Prior to his current assignment, Darman was a General Editor in Newsweek's New York headquarters. In that role, he authored or co-authored major profiles of newsmakers in politics and media ranging from former Vice Presidential candidate John Edwards to controversial New Orleans Mayor Ray Nagin to 2008 presidential hopeful Gov. Mark Warner. His May 2006 cover story, "The Mystery of Mary Magdalene," separated fact from fiction in the life of Christianity's most fascinating woman. In September of 2005, he spent three weeks covering the immediate aftermath of Hurricane Katrina. Darman contributed to three Newsweek cover packages on the storm, reporting from the decimated coastline of Biloxi, from an Air Force helicopter hovering over New Orleans and from the private office of Mississippi Governor Hailey Barbour.

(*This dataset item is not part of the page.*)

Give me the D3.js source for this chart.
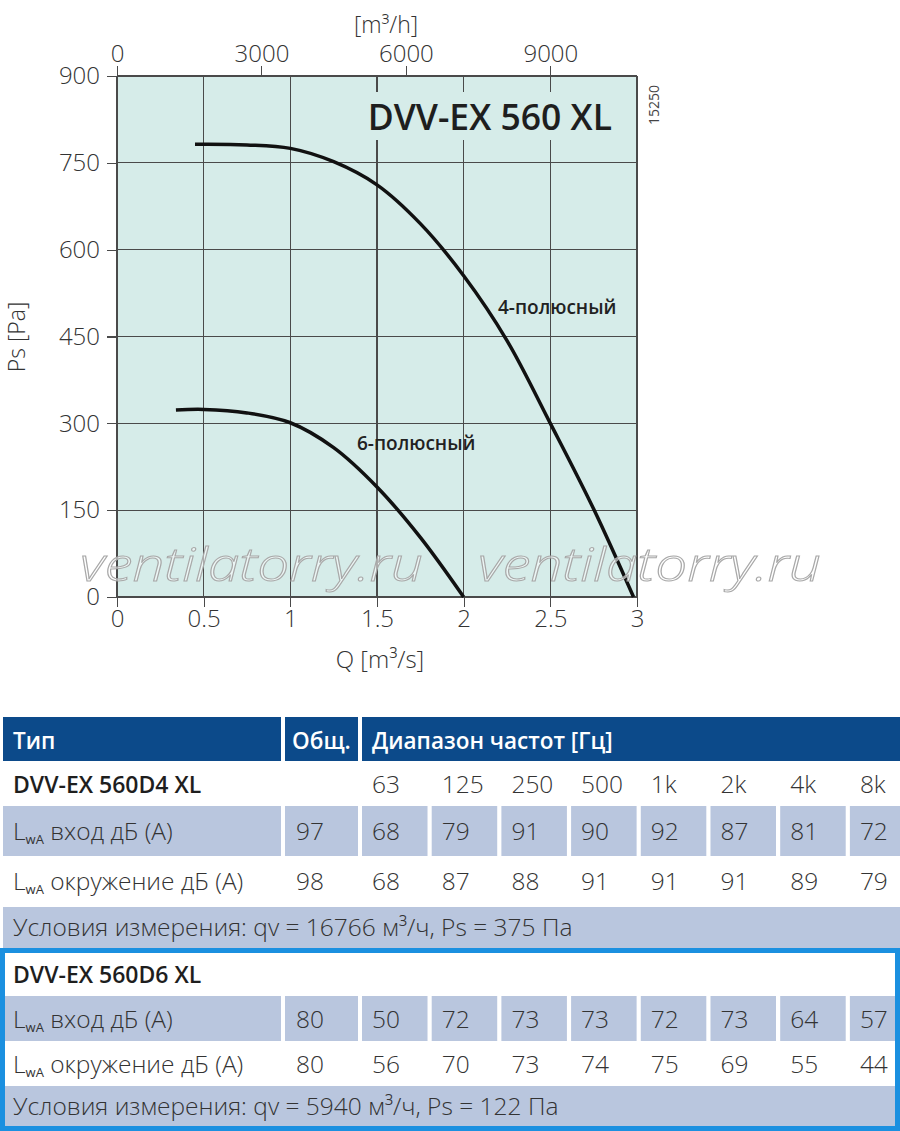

Previously, Darman had been an associate editor. In May, 2004 he joined the Campaign 2004 Special Project team as a correspondent. In that position he followed the Kerry/Edwards campaign, reporting from behind-the-scenes for the special issue that Newsweek published two days after Election Day. The special issue won the 2005 National Magazine Award for Single Topic Issue. Public Affairs published "Election 2004: How Bush Won and What You Can Expect in the Future," an expanded version of the campaign narrative, in January 2005. It was a national bestseller.
From February to May 2004, Darman was an associate editor for Newsweek.com where he covered everything from the real estate bubble to reality TV. He also helped conceive and edit GenNext, Newsweek's coverage of youth voters in the 2004 election. Newsweek asked five college journalists to write essays during the campaign and polled voters 18-29 years old each month on campaign issues. Before joining Newsweek as a full-time staffer, Darman held internships in the magazine's Washington and Los Angeles Bureaus and at Newsweek.com.
Darman graduated magna cum laude from Harvard with an A.B. in history and literature. A native of McLean, Virginia, he lives in New York City.